We often hear people talk about the importance of a great employee experience, but what exactly is employee experience? Why does it matter? And how can your organisation use it to drive real benefits for your people and business?

Employee experience is about a fundamental shift towards putting the employee at the heart of everything an organisation does. In recent years, the mantra of ‘delighting our customers’ has been everywhere, as companies have transformed their customer experience to generate loyalty – which in turn boosts revenue.

Transforming the employee experience means taking the same approach for people working inside the business. After all, they’re consumers too, accustomed to amazing and convenient experiences as customers in their lives outside work and they expect the same quality of experience in the workplace.

The prize on offer

But, why should you invest in providing such an experience? Well, because improving employees’ wellbeing also boosts productivity. A 2015 study by Glassdoor found companies that focus on employee experience beat the return on the S&P 500 by as much as 122% between 2009 and 2014.

This enhanced performance reflects several benefits springing directly from the right employee experience, making it easier to attract and retain talent and reducing hiring costs while also widening the talent pool to include the best in the market.

Making it happen

So, the benefits of the ideal employee experience are clear, but how do you go about designing and delivering it? The first step is to understand the ‘moments that matter’ – ranging from everyday experiences to the critical junctures in your employees’ lives that are important to them both personally and professionally.

At the day to day level this might include being able to undertake tasks quickly and easily in a digital workspace offering a consumer-type experience. Access to mobile-friendly workplace tools, and internal processes that don’t take two weeks to filter through multiple approval processes can have a significant impact on employees’ satisfaction with their work environment.

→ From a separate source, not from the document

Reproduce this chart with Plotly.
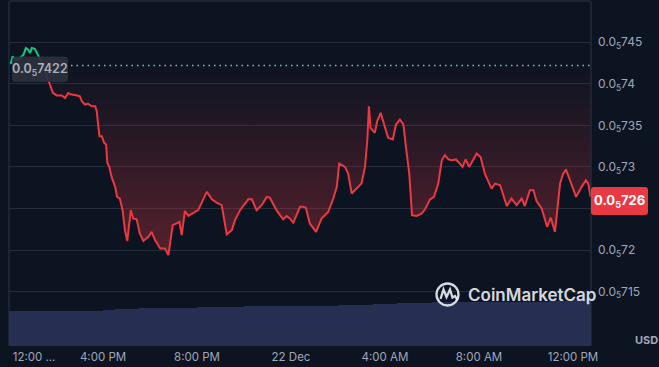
import plotly.graph_objects as go
import pandas as pd

# ---------------- data (price in units of 1e-5 USD, i.e. 0.0₅xxxx) ----------------
start_time = pd.Timestamp("2023-12-21 12:00")
end_minute = 1486

minutes = [3, 5, 9, 18, 28, 37, 43, 49, 54, 58,
           66, 72, 75, 82, 89, 97, 103, 112, 122, 135,
           143, 151, 160, 174, 181, 186, 194, 202, 211, 220,
           224, 228, 231, 237, 243, 248, 251, 256, 262, 271,
           276, 283, 290, 296, 302, 311, 317, 326, 334, 343,
           356, 364, 373, 386, 398, 407, 418, 428, 435, 441,
           449, 458, 471, 483, 505, 518, 530, 543, 556, 569,
           577, 590, 598, 611, 620, 632, 645, 658, 666, 683,
           692, 700, 709, 717, 726, 735, 743, 751, 758, 768,
           784, 798, 815, 828, 837, 843, 858, 866, 875, 883,
           892, 900, 909, 915, 919, 923, 934, 940, 949, 956,
           968, 980, 988, 998, 1007, 1015, 1022, 1029, 1041, 1054,
           1062, 1075, 1085, 1096, 1105, 1113, 1122, 1130, 1141, 1151,
           1158, 1166, 1175, 1194, 1204, 1215, 1232, 1241, 1254, 1271,
           1283, 1296, 1309, 1317, 1330, 1339, 1347, 1360, 1374, 1383,
           1394, 1407, 1415, 1422, 1432, 1448, 1462, 1473, 1479, 1485]

prices = [0.7424, 0.7425, 0.7433, 0.7429, 0.7431, 0.7435, 0.7443, 0.7441, 0.7437, 0.7443,
          0.7442, 0.7436, 0.7434, 0.7427, 0.7419, 0.7410, 0.7401, 0.7389, 0.7386, 0.7386,
          0.7383, 0.7389, 0.7387, 0.7386, 0.7385, 0.7379, 0.7375, 0.7376, 0.7373, 0.7373,
          0.7367, 0.7349, 0.7337, 0.7337, 0.7329, 0.7327, 0.7305, 0.7300, 0.7288, 0.7276,
          0.7264, 0.7262, 0.7248, 0.7224, 0.7211, 0.7248, 0.7238, 0.7237, 0.7220, 0.7211,
          0.7216, 0.7222, 0.7212, 0.7202, 0.7202, 0.7194, 0.7230, 0.7232, 0.7234, 0.7218,
          0.7247, 0.7241, 0.7245, 0.7248, 0.7270, 0.7261, 0.7257, 0.7254, 0.7219, 0.7224,
          0.7236, 0.7248, 0.7253, 0.7261, 0.7261, 0.7248, 0.7254, 0.7264, 0.7263, 0.7248,
          0.7242, 0.7237, 0.7241, 0.7238, 0.7233, 0.7242, 0.7252, 0.7252, 0.7251, 0.7232,
          0.7222, 0.7238, 0.7246, 0.7262, 0.7276, 0.7304, 0.7300, 0.7292, 0.7268, 0.7272,
          0.7276, 0.7280, 0.7300, 0.7333, 0.7373, 0.7347, 0.7341, 0.7355, 0.7365, 0.7353,
          0.7335, 0.7333, 0.7351, 0.7357, 0.7351, 0.7318, 0.7292, 0.7242, 0.7241, 0.7244,
          0.7249, 0.7261, 0.7264, 0.7280, 0.7308, 0.7314, 0.7309, 0.7308, 0.7309, 0.7304,
          0.7300, 0.7309, 0.7300, 0.7316, 0.7312, 0.7292, 0.7274, 0.7280, 0.7278, 0.7253,
          0.7262, 0.7254, 0.7262, 0.7253, 0.7272, 0.7272, 0.7259, 0.7250, 0.7228, 0.7239,
          0.7222, 0.7280, 0.7292, 0.7297, 0.7284, 0.7264, 0.7276, 0.7284, 0.7280, 0.7264]

baseline_price = 0.7422
last_price_label = "0.0<sub>5</sub>726"
baseline_label = "0.0<sub>5</sub>7422"
green_until = 14  # first points above the opening price

vol_minutes = [0, 30, 60, 90, 120, 150, 180, 210, 240, 270,
               300, 330, 360, 390, 420, 450, 480, 510, 540, 570,
               600, 630, 660, 690, 720, 750, 780, 810, 840, 870,
               900, 930, 960, 990, 1020, 1050, 1080, 1110, 1140, 1170,
               1200, 1230, 1260, 1290, 1320, 1350, 1380, 1410, 1440, 1470]
volumes = [10.1, 10.1, 10.1, 10.1, 10.1, 10.1, 10.1, 10.1, 10.5, 10.6,
           10.7, 11.0, 11.0, 11.0, 11.1, 11.1, 11.2, 11.2, 11.3, 11.4,
           11.5, 11.6, 11.6, 11.6, 11.6, 11.7, 11.7, 11.7, 11.8, 11.8,
           11.9, 12.1, 12.3, 12.5, 12.6, 12.6, 12.7, 12.7, 12.7, 12.7,
           12.8, 12.8, 12.8, 12.9, 12.9, 12.9, 13.0, 13.0, 13.2, 13.9]

y_tick_vals = [0.715, 0.72, 0.725, 0.73, 0.735, 0.74, 0.745]
y_tick_text = ["0.0<sub>5</sub>715", "0.0<sub>5</sub>72", "", "0.0<sub>5</sub>73",
               "0.0<sub>5</sub>735", "0.0<sub>5</sub>74", "0.0<sub>5</sub>745"]

x_tick_minutes = [64, 240, 480, 720, 960, 1200, 1440]
x_tick_text = ["12:00 ...", "4:00 PM", "8:00 PM", "22 Dec", "4:00 AM", "8:00 AM", "12:00 PM"]

# ---------------- styling ----------------
BG = "#0d1421"
RED = "#ea3943"
GREEN = "#16c784"
GRID = "#252c3a"
BORDER = "#2c3344"
LABEL = "#a1a7bb"
FONT = "Inter"

W, H = 659, 367
ML, MR, MT, MB = 9, 68, 1, 21
PW, PH = W - ML - MR, H - MT - MB


def px(x):
    return (x - ML) / PW


def py(y):
    return (H - MB - y) / PH


def t(m):
    return start_time + pd.Timedelta(minutes=m)


times = [t(m) for m in minutes]
vol_times = [t(m + 15) for m in vol_minutes]

fig = go.Figure()

# volume bars
fig.add_trace(go.Bar(
    x=vol_times, y=volumes, yaxis="y2",
    width=[30 * 60 * 1000] * len(volumes),
    marker=dict(color="#262f52", line=dict(width=0)),
    hoverinfo="skip", showlegend=False,
))

# baseline for fill (opening price)
fig.add_trace(go.Scatter(
    x=[times[green_until - 1], times[-1]], y=[baseline_price, baseline_price],
    mode="lines", line=dict(width=0, color="rgba(0,0,0,0)"),
    hoverinfo="skip", showlegend=False,
))

# red part with gradient fill to the baseline
fig.add_trace(go.Scatter(
    x=times[green_until - 1:], y=prices[green_until - 1:],
    mode="lines", line=dict(color=RED, width=2),
    fill="tonexty",
    fillgradient=dict(type="vertical",
                      colorscale=[[0, "rgba(234,57,67,0.33)"], [1, "rgba(234,57,67,0.0)"]],
                      start=min(prices), stop=baseline_price),
    hoverinfo="skip", showlegend=False,
))

# green part above opening price
fig.add_trace(go.Scatter(
    x=times[:green_until], y=prices[:green_until],
    mode="lines", line=dict(color=GREEN, width=2),
    hoverinfo="skip", showlegend=False,
))


def rounded_rect(x0, y0, x1, y1, r):
    X0, X1 = px(x0), px(x1)
    Y0, Y1 = py(y0), py(y1)  # y0 top pixel, y1 bottom pixel
    rx, ry = r / PW, r / PH
    return (f"M {X0+rx},{Y0} L {X1-rx},{Y0} Q {X1},{Y0} {X1},{Y0-ry} "
            f"L {X1},{Y1+ry} Q {X1},{Y1} {X1-rx},{Y1} L {X0+rx},{Y1} "
            f"Q {X0},{Y1} {X0},{Y1+ry} L {X0},{Y0-ry} Q {X0},{Y0} {X0+rx},{Y0} Z")


def pts_path(points):
    return "M " + " L ".join(f"{px(a)},{py(b)}" for a, b in points)


shapes = [
    # frame lines
    dict(type="line", xref="paper", yref="paper", x0=0, x1=0, y0=0, y1=1,
         line=dict(color=BORDER, width=1)),
    dict(type="line", xref="paper", yref="paper", x0=0, x1=1, y0=1, y1=1,
         line=dict(color=BORDER, width=1)),
    dict(type="line", xref="paper", yref="paper", x0=1, x1=1, y0=0, y1=1,
         line=dict(color=BORDER, width=1)),
    # dotted opening-price line
    dict(type="line", xref="paper", yref="y", x0=px(60), x1=1,
         y0=baseline_price, y1=baseline_price,
         line=dict(color="#a8aebb", width=1.4, dash="1.5px,4px")),
    # left price badge
    dict(type="path", xref="paper", yref="paper", path=rounded_rect(12, 56.5, 68, 82, 4),
         fillcolor="rgba(44,49,62,0.92)", line=dict(width=0), layer="above"),
    # right last-price badge
    dict(type="path", xref="paper", yref="paper", path=rounded_rect(591, 187, 648, 215, 3),
         fillcolor=RED, line=dict(width=0), layer="above"),
    # CoinMarketCap logo
    dict(type="circle", xref="paper", yref="paper",
         x0=px(436.5), x1=px(458.5), y0=py(305.5), y1=py(283.5),
         line=dict(color="rgba(232,235,241,0.92)", width=2.3), layer="above"),
    dict(type="path", xref="paper", yref="paper",
         path=pts_path([(440.5, 299), (443.5, 289.5), (446.5, 297), (450, 289.5),
                        (452.5, 297.5), (455, 296), (457.5, 300)]),
         line=dict(color="rgba(232,235,241,0.92)", width=2.3), layer="above"),
]

annotations = [
    dict(xref="paper", yref="paper", x=px(40), y=py(69.5), text=baseline_label,
         showarrow=False, font=dict(family=FONT, size=12.5, color="#a9aebb", weight=600),
         xanchor="center", yanchor="middle"),
    dict(xref="paper", yref="paper", x=px(619.5), y=py(201), text=last_price_label,
         showarrow=False, font=dict(family=FONT, size=13, color="#ffffff", weight=700),
         xanchor="center", yanchor="middle"),
    dict(xref="paper", yref="paper", x=px(646), y=py(340), text="USD",
         showarrow=False, font=dict(family=FONT, size=11, color=LABEL, weight=700),
         xanchor="center", yanchor="middle"),
    dict(xref="paper", yref="paper", x=px(466), y=py(295), text="CoinMarketCap",
         showarrow=False, font=dict(family=FONT, size=17, color="rgba(232,235,241,0.92)", weight=600),
         xanchor="left", yanchor="middle"),
]

fig.update_layout(
    width=W, height=H,
    margin=dict(l=ML, r=MR, t=MT, b=MB),
    paper_bgcolor=BG, plot_bgcolor=BG,
    showlegend=False,
    bargap=0,
    font=dict(family=FONT, color=LABEL),
    xaxis=dict(
        type="date", range=[t(0), t(end_minute)],
        tickvals=[t(m) for m in x_tick_minutes], ticktext=x_tick_text,
        showgrid=False, zeroline=False, showline=False, ticks="",
        ticklabelstandoff=2,
        tickfont=dict(family=FONT, size=11.5, color=LABEL),
        fixedrange=True,
    ),
    yaxis=dict(
        range=[0.70846, 0.74996], side="right",
        tickvals=y_tick_vals, ticktext=y_tick_text,
        showgrid=True, gridcolor=GRID, gridwidth=1,
        zeroline=False, showline=False, ticks="",
        ticklabelstandoff=6,
        tickfont=dict(family=FONT, size=12, color=LABEL),
    ),
    yaxis2=dict(range=[0, 100], overlaying="y", visible=False),
    shapes=shapes,
    annotations=annotations,
)

fig.write_html(
    "out.html",
    config={"displayModeBar": False},
    post_script="document.body.style.margin='0';document.body.style.overflow='hidden';"
                "document.body.style.background='" + BG + "';",
)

Further vital elements include having meaningful work that’s valued and has purpose, in a culture that empowers individuals to succeed. And being rewarded in ways that suit individual aspirations and values – like having time off for volunteering.

Other, less frequent ‘moments that matter’ are every bit as important. Such as how you respond to employees’ most meaningful life events like marriage, parenthood or the death of a loved one. Or how your business treats people whom you turn down for a job: provide quick, clear and open feedback, and they’ll speak well of your business and might well reapply one day as your future leadership.

Hyper-personalisation

Together, all these elements help you build your brand both internally and externally. And the key to achieving this is ‘hyper-personalisation’, which involves segmenting the workforce into ‘employee personas’ sharing similar traits. These personas help build empathy and understanding of different needs and interests, in turn enabling the creation of experiences that suit different types of employee.

Getting this right often requires a fine balancing act. For example, how do you attract enough millennial talent to support your future data analytics needs, while also ensuring you don’t lose the organisational knowledge embedded in your more experienced workforce?

The answer lies in creating an experience that engages and inspires both groups of talent. Doing this will enable you to attract, retain and get the most from each, while fostering collaboration between them to support rising productivity.

Investment in all layers

So, how can organisations achieve all this? Harnessing the full power of employee experience is about taking the personas and moments that matter, and using these to analyse and enhance all layers of the organisation, across technology, process, culture and policy.

Using HR transformation to guide these investments enables HR to have a hand in all the required changes, acting as the “gate-keepers” for setting the tone and getting the employee experience right.

Companies that get this right can turn their workforce experience into a powerful and sustainable source of competitive advantage.

The first thing you need to do is find out what experiences your people want from you.